All but one the drug farmers dealt with at Teesside Crown Court yesterday will be deported to either Vietnam or Taiwan once they have served their prison sentences.

They were caught during Operation Kinglake which was launched by Durham Police last October when a property was rented in a false name in Thirlmere Street, Ferryhill.

The trail led to Gateshead, South Tyneside and St Helen's Auckland, County Durham, where some of the illegal immigrants were living and storing their equipment.

Junction boxes, cables and connectors were found at the Walton Crescent property along with compost in a garage and more than £45,000 cash, said prosecutor John Gillette.

Links were made to addresses in Newcastle, Consett and nearby Tantobie as well as Croxdale, near Durham City, where drugs and equipment worth £53,000 was found.

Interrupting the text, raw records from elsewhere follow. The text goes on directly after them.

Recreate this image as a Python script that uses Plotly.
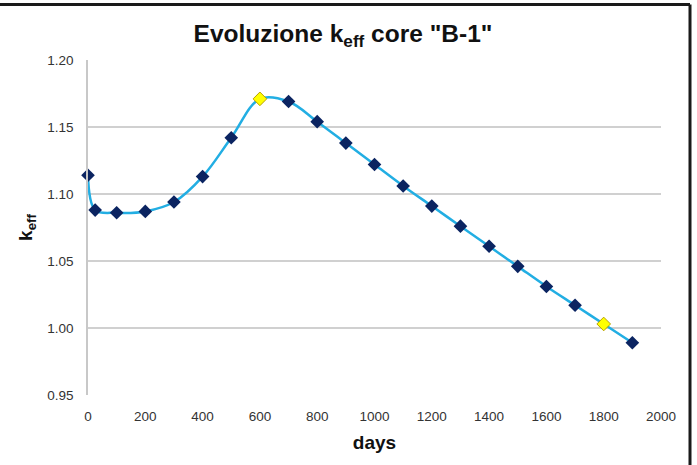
import plotly.graph_objects as go

days = [0, 25, 100, 200, 300, 400, 500, 600, 700, 800, 900, 1000, 1100, 1200, 1300, 1400, 1500, 1600, 1700, 1800, 1900]
keff = [1.114, 1.088, 1.086, 1.087, 1.094, 1.113, 1.142, 1.171, 1.169, 1.154, 1.138, 1.122, 1.106, 1.091, 1.076, 1.061, 1.046, 1.031, 1.017, 1.003, 0.989]
highlight_days = [600, 1800]
x_ticks = [0, 200, 400, 600, 800, 1000, 1200, 1400, 1600, 1800, 2000]
y_ticks = [0.95, 1.00, 1.05, 1.10, 1.15, 1.20]

W, H = 697, 465
ML, MR, MT, MB = 88, 36, 60, 70

def px_to_paper(px, py):
    return (px - ML) / (W - ML - MR), (H - MB - py) / (H - MT - MB)

hl_keff = [k for d, k in zip(days, keff) if d in highlight_days]
reg_days = [d for d in days if d not in highlight_days]
reg_keff = [k for d, k in zip(days, keff) if d not in highlight_days]

fig = go.Figure()
fig.add_trace(go.Scatter(x=days, y=keff, mode="lines",
                         line=dict(color="#22aee3", width=2.5, shape="spline", smoothing=1),
                         hoverinfo="skip", showlegend=False, cliponaxis=False))
fig.add_trace(go.Scatter(x=reg_days, y=reg_keff, mode="markers", cliponaxis=False,
                         marker=dict(symbol="diamond", size=10.5, color="#0b2461",
                                     line=dict(color="#0b2461", width=0)),
                         showlegend=False))
fig.add_trace(go.Scatter(x=highlight_days, y=hl_keff, mode="markers", cliponaxis=False,
                         marker=dict(symbol="diamond", size=10.5, color="#ffff00",
                                     line=dict(color="#b8a000", width=1)),
                         showlegend=False))

# outer frame (top and right dark border)
x0, y0 = px_to_paper(0, 4.5)
x1, y1 = px_to_paper(690, 4.5)
x2, y2 = px_to_paper(690, 470)
fig.add_shape(type="line", xref="paper", yref="paper", x0=x0, y0=y0, x1=x1, y1=y1,
              line=dict(color="#1a1a1a", width=3))
fig.add_shape(type="line", xref="paper", yref="paper", x0=x1, y0=y1, x1=x2, y1=y2,
              line=dict(color="#1a1a1a", width=3))

fig.update_layout(
    width=W, height=H,
    margin=dict(l=ML, r=MR, t=MT, b=MB),
    paper_bgcolor="white", plot_bgcolor="white",
    font=dict(family="Liberation Sans, Arial, sans-serif", color="#333333"),
    title=dict(text='<b>Evoluzione k<sub>eff</sub> core "B-1"</b>',
               x=343 / W, xanchor="center", y=1 - 33 / H, yanchor="middle",
               font=dict(size=24.5, color="#111111", family="Liberation Sans, Arial")),
    xaxis=dict(range=[0, 2000], tickvals=x_ticks, ticktext=[str(t) for t in x_ticks],
               showgrid=False, zeroline=False, showline=False,
               ticks="outside", ticklen=9, tickcolor="rgba(0,0,0,0)",
               tickfont=dict(size=13.5, color="#333333"),
               title=dict(text="<b>days</b>", font=dict(size=19, color="#111111"), standoff=12)),
    yaxis=dict(range=[0.95, 1.20], tickvals=y_ticks, ticktext=["%.2f" % t for t in y_ticks],
               showgrid=True, gridcolor="#d0d0d0", gridwidth=1.5, zeroline=False,
               showline=True, linecolor="#c8c8c8", linewidth=1.5,
               ticks="outside", ticklen=10, tickcolor="rgba(0,0,0,0)",
               tickfont=dict(size=13.5, color="#333333"),
               title=dict(text="<b>k<sub>eff</sub></b>", font=dict(size=19, color="#111111"), standoff=10)),
)

fig.write_html("out.html")
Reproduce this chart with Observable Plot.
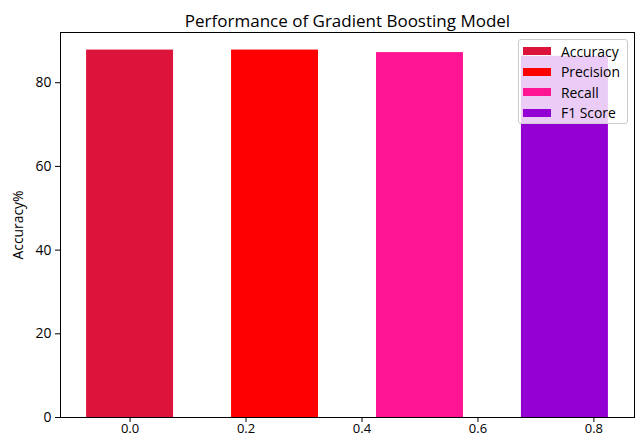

Six men - An Nguyen, 30, Duong Pham, 40, Hieu Hoang, 32, Minh Tang, 28, Thang Nguyen, 25 and Tung Le, 22 - were jailed for between ten months and 18 months.

Four more men and two women were linked to further farms in Darlington and Shildon where more than half-a-million pounds worth of cannabis could have been grown.

They are Xuan Tran, 26, his girlfriend, An Ding, 31, Viet Pham, 27, his father-in-law Dai Phung, 56, Thuan Tran, 23, and the second female, 25-year-old Thin Pham.

Defence barristers told the court that they were recruited by others to carry out the drugs work to pay off as much as the £18,000 it has cost in fees to get trafficked into the UK.

Judge Peter Armstrong described the set-ups as professional and expensive after hearing how a farm at a house in Hilda Street, Darlington, had hundreds of plants and cuttings.

Police believe an annual yield of more than £250,000 could have been expected from the single factory, while they also discovered some in their early stages in Bedford Street and Pensbury Street.

Cannabis with a street value of more than £21,000 and £3,385 worth of equipment was also found in another rented house in the town's Yarm Road, said Mr Gillette.

Judge Armstrong praised detectives involved in the operation and said: "Clearly, each defendant was motivated by financial or other advantage having travelled no little distance to this country."

The defendants pleaded guilty to charges of conspiracy to produce Class B drugs and being concerned in the production of Class B drugs at earlier curt hearings.